NEW YORK (CNNfn) - Telecommunications leader Lucent Technologies announced plans Wednesday to spin off its slower-growing units to form a separate $8 billion company, freeing Lucent to focus on its high-growth Internet infrastructure and wireless operations.|
New York-based Lucent, the world's largest telecommunications equipment maker, plans to create a new company comprised of its switchboard, or PBX, operations; Systimax, its corporate cabling division; and its local-area network, or LAN, business. The new company does not yet have a name.
"By spinning off (those) businesses, we are sharpening Lucent's focus and creating another leading company to serve business customers," said the company's chairman and CEO, Richard McGinn. "The newly created enterprise company will rank No. 1 or 2 in nearly every market in which it competes."
Meanwhile, the remaining core of Lucent, which generated some $30 billion in revenue for fiscal year 1999, will have about 116,000 employees worldwide.
The move, which was widely expected, pleased investors. Lucent (LU: Research, Estimates) shares closed at 68, up 8-1/2, after hitting a high of 75-3/8 in intraday trading on the New York Stock Exchange.
Lucent shares have languished below $60 since mid-January, due to disappointing first-quarter results, and also due to rumors that the company was under investigation by the Securities and Exchange Commission for its accounting practices.
Analysts said the move satisfies the investment community's call for Lucent to return its focus on its fast-growing operations such as: optical networking; Internet infrastructure; wireless; semiconductors; Web-based enterprise solutions linking private to public networks; and professional design and consulting services for service providers and enterprises.
"It's a terrific move," said Paul Sagawa of investment group Sanford Bernstein in New York. "It creates two businesses, each focused on their own area, and two investment vehicles that are more closely aligned with the kind of performance that investors are looking for."

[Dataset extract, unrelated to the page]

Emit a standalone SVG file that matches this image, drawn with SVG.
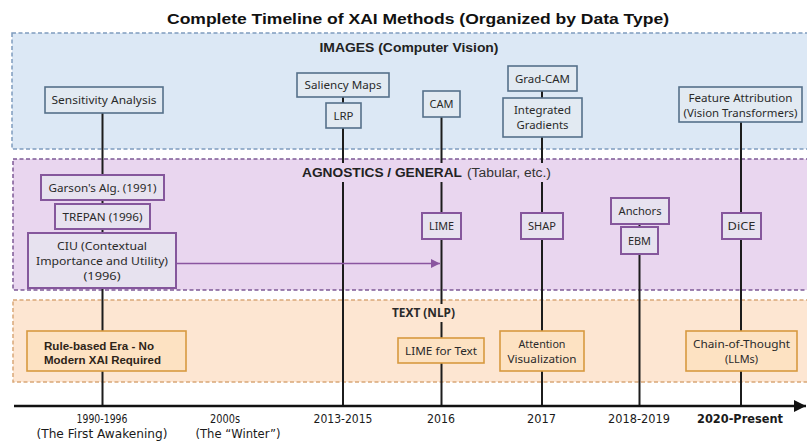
<svg xmlns="http://www.w3.org/2000/svg" width="807" height="445" viewBox="0 0 807 445">
<style>
.pi{fill:#dce8f5;stroke:#7f9cbf;stroke-width:1.5;stroke-dasharray:4 2.5}
.pa{fill:#e9d6ef;stroke:#7e5a96;stroke-width:1.5;stroke-dasharray:4 2.5}
.pt{fill:#fde6d2;stroke:#d9a878;stroke-width:1.5;stroke-dasharray:4 2.5}
.bi{fill:#e2eaf2;stroke:#56708a;stroke-width:1.6}
.ba{fill:#e7e2ef;stroke:#85579c;stroke-width:2}
.bt{fill:#fde2c2;stroke:#d79a40;stroke-width:1.6}
.ln{stroke:#1c1c1c;stroke-width:2;fill:none}
.ttl{font-family:"Liberation Sans",Arial,sans-serif;font-weight:bold;font-size:15px;fill:#111;text-anchor:middle}
.hd{font-family:"Liberation Sans",Arial,sans-serif;font-weight:bold;font-size:12.5px;fill:#222}
.hn{font-family:"Liberation Sans",Arial,sans-serif;font-size:12.5px;fill:#333}
.lb{font-family:"Noto Sans",sans-serif;font-size:11.5px;fill:#2a2a2a;text-anchor:middle}
.lbb{font-family:"Liberation Sans",Arial,sans-serif;font-weight:bold;font-size:11px;fill:#2e2418}
.ax{font-family:"DejaVu Sans",sans-serif;font-size:12px;fill:#1a1a1a;text-anchor:middle}
</style>
<defs>
<marker id="ap" viewBox="0 0 10 10" refX="10" refY="5" markerWidth="9" markerHeight="9" markerUnits="userSpaceOnUse" orient="auto"><path d="M0,0 L10,5 L0,10 z" fill="#8a55a0"/></marker>
<marker id="ak" viewBox="0 0 10 10" refX="10" refY="5" markerWidth="12" markerHeight="12" markerUnits="userSpaceOnUse" orient="auto"><path d="M0,0 L10,5 L0,10 z" fill="#111"/></marker>
</defs>
<rect width="807" height="445" fill="#fff"/>
<text class="ttl" x="418" y="24" textLength="502" lengthAdjust="spacingAndGlyphs">Complete Timeline of XAI Methods (Organized by Data Type)</text>

<g id="panel-images">
<rect class="pi" x="12" y="33" width="796" height="116"/>
</g>
<g id="panel-agnostics">
<rect class="pa" x="13" y="159" width="795" height="131"/>
</g>
<g id="panel-text">
<rect class="pt" x="13" y="300" width="795" height="82"/>
</g>

<g id="connectors">
<line class="ln" x1="102.5" y1="113" x2="102.5" y2="406"/>
<line class="ln" x1="343" y1="97" x2="343" y2="406"/>
<line class="ln" x1="441.5" y1="117" x2="441.5" y2="406"/>
<line class="ln" x1="542" y1="91" x2="542" y2="406"/>
<line class="ln" x1="639.5" y1="224" x2="639.5" y2="406"/>
<line class="ln" x1="741" y1="122" x2="741" y2="406"/>
<line x1="176" y1="263.5" x2="440" y2="263.5" stroke="#8a55a0" stroke-width="1.6" marker-end="url(#ap)"/>
<line x1="14" y1="406" x2="806" y2="406" stroke="#111" stroke-width="2.5" marker-end="url(#ak)"/>
</g>

<g id="header-images">
<text class="hd" x="409" y="52" text-anchor="middle" textLength="179" lengthAdjust="spacingAndGlyphs">IMAGES (Computer Vision)</text>
</g>
<g id="header-agnostics">
<rect x="299" y="163" width="255" height="19" fill="#e9d6ef"/>
<text class="hd" x="302" y="177" textLength="160" lengthAdjust="spacingAndGlyphs">AGNOSTICS / GENERAL</text>
<text class="hn" x="467" y="177" textLength="84" lengthAdjust="spacingAndGlyphs">(Tabular, etc.)</text>
</g>
<g id="header-text">
<rect x="389" y="304" width="69" height="18" fill="#fde6d2"/>
<text class="lb" x="423.5" y="317" font-weight="bold" textLength="63" lengthAdjust="spacingAndGlyphs">TEXT (NLP)</text>
</g>

<g id="sensitivity-analysis">
<rect class="bi" x="45" y="87" width="118" height="26"/>
<text class="lb" x="104" y="104" textLength="105" lengthAdjust="spacingAndGlyphs">Sensitivity Analysis</text>
</g>
<g id="saliency-maps">
<rect class="bi" x="297" y="73" width="92" height="24"/>
<text class="lb" x="343" y="89" textLength="77" lengthAdjust="spacingAndGlyphs">Saliency Maps</text>
</g>
<g id="lrp">
<rect class="bi" x="326" y="103" width="35" height="25"/>
<text class="lb" x="343.5" y="120" textLength="20" lengthAdjust="spacingAndGlyphs">LRP</text>
</g>
<g id="cam">
<rect class="bi" x="423" y="91" width="37" height="26"/>
<text class="lb" x="441.5" y="108" textLength="24" lengthAdjust="spacingAndGlyphs">CAM</text>
</g>
<g id="grad-cam">
<rect class="bi" x="508" y="66" width="69" height="25"/>
<text class="lb" x="542.5" y="83" textLength="55" lengthAdjust="spacingAndGlyphs">Grad-CAM</text>
</g>
<g id="integrated-gradients">
<rect class="bi" x="503" y="98" width="79" height="39"/>
<text class="lb" x="542.5" y="114" textLength="57" lengthAdjust="spacingAndGlyphs">Integrated</text>
<text class="lb" x="542.5" y="129" textLength="52" lengthAdjust="spacingAndGlyphs">Gradients</text>
</g>
<g id="feature-attribution">
<rect class="bi" x="679" y="87" width="123" height="35"/>
<text class="lb" x="740.5" y="102" textLength="104" lengthAdjust="spacingAndGlyphs">Feature Attribution</text>
<text class="lb" x="740.5" y="117" textLength="114" lengthAdjust="spacingAndGlyphs">(Vision Transformers)</text>
</g>

<g id="garsons-alg">
<rect class="ba" x="41" y="175" width="123" height="25"/>
<text class="lb" x="102.5" y="192" textLength="108" lengthAdjust="spacingAndGlyphs">Garson's Alg. (1991)</text>
</g>
<g id="trepan">
<rect class="ba" x="55" y="204" width="95" height="25"/>
<text class="lb" x="102.5" y="221" textLength="80" lengthAdjust="spacingAndGlyphs">TREPAN (1996)</text>
</g>
<g id="ciu">
<rect class="ba" x="28" y="233" width="148" height="55"/>
<text class="lb" x="102" y="250" textLength="90" lengthAdjust="spacingAndGlyphs">CIU (Contextual</text>
<text class="lb" x="102" y="265" textLength="132" lengthAdjust="spacingAndGlyphs">Importance and Utility)</text>
<text class="lb" x="102" y="280" textLength="37" lengthAdjust="spacingAndGlyphs">(1996)</text>
</g>
<g id="lime">
<rect class="ba" x="422" y="213" width="39" height="26"/>
<text class="lb" x="441.5" y="230" textLength="25" lengthAdjust="spacingAndGlyphs">LIME</text>
</g>
<g id="shap">
<rect class="ba" x="521" y="213" width="42" height="26"/>
<text class="lb" x="542" y="230" textLength="28" lengthAdjust="spacingAndGlyphs">SHAP</text>
</g>
<g id="anchors">
<rect class="ba" x="611" y="198" width="58" height="26"/>
<text class="lb" x="640" y="215" textLength="43" lengthAdjust="spacingAndGlyphs">Anchors</text>
</g>
<g id="ebm">
<rect class="ba" x="621" y="227" width="37" height="27"/>
<text class="lb" x="639.5" y="245" textLength="23" lengthAdjust="spacingAndGlyphs">EBM</text>
</g>
<g id="dice">
<rect class="ba" x="722" y="213" width="39" height="26"/>
<text class="lb" x="741.5" y="230" textLength="28" lengthAdjust="spacingAndGlyphs">DiCE</text>
</g>

<g id="rule-based-era">
<rect class="bt" x="27" y="331" width="159" height="40"/>
<text class="lbb" x="44" y="350" textLength="110" lengthAdjust="spacingAndGlyphs">Rule-based Era - No</text>
<text class="lbb" x="44" y="364" textLength="117" lengthAdjust="spacingAndGlyphs">Modern XAI Required</text>
</g>
<g id="lime-for-text">
<rect class="bt" x="398" y="338" width="86" height="25"/>
<text class="lb" x="441" y="355" textLength="72" lengthAdjust="spacingAndGlyphs">LIME for Text</text>
</g>
<g id="attention-visualization">
<rect class="bt" x="500" y="331" width="84" height="40"/>
<text class="lb" x="542" y="348" textLength="47" lengthAdjust="spacingAndGlyphs">Attention</text>
<text class="lb" x="542" y="363" textLength="69" lengthAdjust="spacingAndGlyphs">Visualization</text>
</g>
<g id="chain-of-thought">
<rect class="bt" x="686" y="331" width="111" height="40"/>
<text class="lb" x="741.5" y="348" textLength="97" lengthAdjust="spacingAndGlyphs">Chain-of-Thought</text>
<text class="lb" x="741.5" y="363" textLength="33" lengthAdjust="spacingAndGlyphs">(LLMs)</text>
</g>

<g id="axis-labels">
<text class="ax" x="102" y="423" textLength="51" lengthAdjust="spacingAndGlyphs">1990-1996</text>
<text class="ax" x="102" y="438" textLength="131" lengthAdjust="spacingAndGlyphs">(The First Awakening)</text>
<text class="ax" x="225" y="423" textLength="30" lengthAdjust="spacingAndGlyphs">2000s</text>
<text class="ax" x="238" y="438" textLength="85" lengthAdjust="spacingAndGlyphs">(The “Winter”)</text>
<text class="ax" x="343" y="423" textLength="59" lengthAdjust="spacingAndGlyphs">2013-2015</text>
<text class="ax" x="441" y="423" textLength="28" lengthAdjust="spacingAndGlyphs">2016</text>
<text class="ax" x="541.5" y="423" textLength="29" lengthAdjust="spacingAndGlyphs">2017</text>
<text class="ax" x="639" y="423" textLength="62" lengthAdjust="spacingAndGlyphs">2018-2019</text>
<text class="ax" x="740" y="423" font-weight="bold" textLength="86" lengthAdjust="spacingAndGlyphs">2020-Present</text>
</g>
</svg>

"The remaining Lucent will be gaining 75 percent of its business in what would be considered a strong growth market," he added. "And we believe that over the next five years, they can sustain better than 20 percent top-line growth."
Christopher Stix, an analyst with investment banking firm SG Cowen on Wednesday raised his rating on the Lucent to buy from neutral, SG Cowen said.
"The spinoff will help increase the growth profile of the company and improve operating margins," Stix said.
In addition, analysts said the move to split the high- and low-growth operations should quash calls for the Lucent to unlock value by creating a tracking stock for its fast-growing optical networking or microelectronics unit.
"(These businesses) are a unified part of their ongoing high growth business, and...should stay as part of that business," said Charles Disanza, an analyst at Gerard Klauer Mattison & Co., defending Lucent's decision to keep its high-growth assets within Lucent.
Lucent has tapped Don Peterson, 50, its chief financial officer, as CEO of the new company, and its previous chairman and current board member, Henry Schacht, 65, as chairman of the spinoff.
The spinoff was approved by its board of directors and will include a tax-free distribution of shares to Lucent's shareowners, the company said. Lucent expects the spinoff to be completed by the close of its fiscal fourth quarter, ending Sept. 30.
The new company will begin with an $8 billion business and a customer list that includes over 90 percent of the Fortune 500 companies.
"We are making the strategic choice to establish two financially strong and independent companies that will deliver greater value to our shareowners," CEO McGinn said.
The new spinoff will maintain all of its customer relationships and partnerships, and it will have about 34,000 employees worldwide, Lucent said.